What are the advantages and disadvantages of Stokvels?
One of the positives of being part of a stokvel is that they can be set up informally and they are not legal entities.
Individuals who are part of a stokvel can perform its activities outside of interference from the government.
They also promote social functions. Members who have joined often enjoy spending time together and socialising.
The costs of running a stokvel are quite low.
They may include savings, insurance or investment benefits. So the type of stokvel isn’t only limited to grocery savings or birthday celebrations, but could provide assistance even when you may be in need of a loan.
Contributions don’t always have to be monetary, so individuals can contribute in other ways too.
Joining a stokvel encourages saving behaviour. You may be able to develop better saving habits as a result of joining a stokvel.
Compliance rates are high, so even though stokvels are not legal entities, members generally adhere to a set of rules that are kept in place by members.
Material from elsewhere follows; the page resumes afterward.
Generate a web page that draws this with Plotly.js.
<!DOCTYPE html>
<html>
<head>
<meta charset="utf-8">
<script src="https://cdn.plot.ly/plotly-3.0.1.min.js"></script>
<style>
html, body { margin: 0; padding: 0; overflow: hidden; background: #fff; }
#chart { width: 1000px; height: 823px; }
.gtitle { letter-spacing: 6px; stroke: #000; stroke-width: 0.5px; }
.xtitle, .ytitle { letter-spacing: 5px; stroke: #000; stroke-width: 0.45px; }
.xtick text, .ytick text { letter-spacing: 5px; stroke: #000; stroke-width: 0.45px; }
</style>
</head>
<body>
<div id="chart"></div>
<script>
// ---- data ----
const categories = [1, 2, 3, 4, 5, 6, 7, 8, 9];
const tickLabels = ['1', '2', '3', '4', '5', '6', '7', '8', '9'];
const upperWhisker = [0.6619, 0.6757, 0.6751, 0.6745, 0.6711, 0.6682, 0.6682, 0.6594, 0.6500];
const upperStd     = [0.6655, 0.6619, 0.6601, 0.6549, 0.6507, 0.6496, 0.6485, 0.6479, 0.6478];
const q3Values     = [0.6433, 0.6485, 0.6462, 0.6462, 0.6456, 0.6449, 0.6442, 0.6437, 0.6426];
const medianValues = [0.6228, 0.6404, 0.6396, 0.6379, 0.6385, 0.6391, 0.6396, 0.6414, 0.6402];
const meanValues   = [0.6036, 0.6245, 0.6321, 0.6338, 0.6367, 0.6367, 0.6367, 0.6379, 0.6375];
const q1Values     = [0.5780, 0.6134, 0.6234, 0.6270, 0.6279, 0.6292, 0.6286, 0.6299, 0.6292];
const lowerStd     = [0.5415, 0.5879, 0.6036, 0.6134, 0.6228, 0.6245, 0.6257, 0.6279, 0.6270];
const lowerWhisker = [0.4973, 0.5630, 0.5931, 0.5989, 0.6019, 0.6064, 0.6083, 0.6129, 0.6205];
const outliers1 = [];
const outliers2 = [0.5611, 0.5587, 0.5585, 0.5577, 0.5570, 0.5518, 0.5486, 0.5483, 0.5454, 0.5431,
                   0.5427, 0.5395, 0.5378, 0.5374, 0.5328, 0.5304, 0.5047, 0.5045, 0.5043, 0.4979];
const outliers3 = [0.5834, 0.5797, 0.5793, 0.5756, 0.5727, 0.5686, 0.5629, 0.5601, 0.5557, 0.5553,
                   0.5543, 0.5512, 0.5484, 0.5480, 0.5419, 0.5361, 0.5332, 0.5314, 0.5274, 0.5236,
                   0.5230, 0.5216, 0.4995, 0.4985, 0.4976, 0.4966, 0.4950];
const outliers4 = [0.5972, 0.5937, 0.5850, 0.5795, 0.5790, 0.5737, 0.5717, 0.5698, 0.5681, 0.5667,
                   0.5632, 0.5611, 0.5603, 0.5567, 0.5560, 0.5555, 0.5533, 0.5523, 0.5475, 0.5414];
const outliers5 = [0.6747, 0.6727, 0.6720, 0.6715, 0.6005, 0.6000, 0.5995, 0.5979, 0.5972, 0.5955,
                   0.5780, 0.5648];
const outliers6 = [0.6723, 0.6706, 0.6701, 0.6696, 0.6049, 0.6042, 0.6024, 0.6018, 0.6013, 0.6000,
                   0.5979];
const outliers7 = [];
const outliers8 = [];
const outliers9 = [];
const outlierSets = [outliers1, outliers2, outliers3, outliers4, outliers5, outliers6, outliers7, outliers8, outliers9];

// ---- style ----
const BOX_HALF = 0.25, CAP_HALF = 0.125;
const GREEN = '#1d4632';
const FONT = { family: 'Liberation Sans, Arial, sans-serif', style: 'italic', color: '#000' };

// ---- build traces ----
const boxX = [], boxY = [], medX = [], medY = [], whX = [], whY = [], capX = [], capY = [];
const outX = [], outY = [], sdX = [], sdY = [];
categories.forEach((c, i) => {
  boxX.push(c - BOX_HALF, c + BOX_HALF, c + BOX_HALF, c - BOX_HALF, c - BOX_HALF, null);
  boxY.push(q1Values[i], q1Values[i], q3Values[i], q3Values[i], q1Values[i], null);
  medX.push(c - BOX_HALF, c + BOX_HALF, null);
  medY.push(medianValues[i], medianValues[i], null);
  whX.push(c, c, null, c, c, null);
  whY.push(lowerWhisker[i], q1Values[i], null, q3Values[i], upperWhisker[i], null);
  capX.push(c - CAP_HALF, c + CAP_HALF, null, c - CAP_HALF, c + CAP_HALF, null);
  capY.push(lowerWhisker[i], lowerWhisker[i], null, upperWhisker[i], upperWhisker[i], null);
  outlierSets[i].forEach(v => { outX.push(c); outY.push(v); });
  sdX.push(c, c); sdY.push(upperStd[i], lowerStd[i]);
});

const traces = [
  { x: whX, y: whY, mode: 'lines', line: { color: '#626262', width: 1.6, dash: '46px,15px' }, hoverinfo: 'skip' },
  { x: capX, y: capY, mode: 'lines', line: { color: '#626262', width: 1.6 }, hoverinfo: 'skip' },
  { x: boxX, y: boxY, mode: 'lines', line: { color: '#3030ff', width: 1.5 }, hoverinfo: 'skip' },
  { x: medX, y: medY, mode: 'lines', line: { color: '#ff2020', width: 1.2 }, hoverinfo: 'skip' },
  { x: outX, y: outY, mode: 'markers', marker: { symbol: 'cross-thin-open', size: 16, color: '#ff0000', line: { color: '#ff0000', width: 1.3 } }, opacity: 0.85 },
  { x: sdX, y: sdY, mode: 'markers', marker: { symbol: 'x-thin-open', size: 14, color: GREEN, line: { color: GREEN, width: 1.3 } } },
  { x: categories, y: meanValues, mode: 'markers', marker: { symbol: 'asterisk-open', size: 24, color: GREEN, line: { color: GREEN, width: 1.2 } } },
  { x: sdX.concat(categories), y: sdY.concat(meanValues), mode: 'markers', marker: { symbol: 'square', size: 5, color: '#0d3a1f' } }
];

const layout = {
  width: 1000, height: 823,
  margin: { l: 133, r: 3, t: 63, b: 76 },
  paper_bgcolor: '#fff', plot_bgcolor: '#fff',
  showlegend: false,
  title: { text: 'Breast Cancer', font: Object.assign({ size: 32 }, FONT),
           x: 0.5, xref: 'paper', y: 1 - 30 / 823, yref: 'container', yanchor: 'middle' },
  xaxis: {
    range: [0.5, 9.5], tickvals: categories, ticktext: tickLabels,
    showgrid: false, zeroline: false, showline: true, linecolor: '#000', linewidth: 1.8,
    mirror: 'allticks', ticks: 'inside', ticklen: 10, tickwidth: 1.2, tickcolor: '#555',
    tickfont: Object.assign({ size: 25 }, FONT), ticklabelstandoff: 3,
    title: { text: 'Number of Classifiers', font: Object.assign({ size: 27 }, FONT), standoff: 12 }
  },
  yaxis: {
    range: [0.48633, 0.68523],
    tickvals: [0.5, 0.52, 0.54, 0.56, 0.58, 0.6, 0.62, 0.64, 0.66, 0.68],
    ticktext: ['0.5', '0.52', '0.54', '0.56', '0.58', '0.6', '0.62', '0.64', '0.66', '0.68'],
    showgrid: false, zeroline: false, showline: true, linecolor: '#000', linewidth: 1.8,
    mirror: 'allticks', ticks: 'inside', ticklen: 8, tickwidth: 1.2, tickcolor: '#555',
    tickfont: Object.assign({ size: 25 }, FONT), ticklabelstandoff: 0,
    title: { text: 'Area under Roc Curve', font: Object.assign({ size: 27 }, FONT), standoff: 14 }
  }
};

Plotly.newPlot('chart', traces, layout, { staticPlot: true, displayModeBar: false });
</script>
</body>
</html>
When considering the advantages and disadvantages of stokvels, you should keep in mind that this may include penalisation for defaulting. This could tarnish your reputation within the stokvel and you might be regarded as unreliable.
Scammers also often run pyramid schemes that are disguised as stokvels. If you aren’t aware of how stokvels are run, you could end up falling prey to scammers.
Before joining a stokvel, it’s important to plan ahead. You should also have a budget. Do the necessary research into the other members who are part of the stokvel.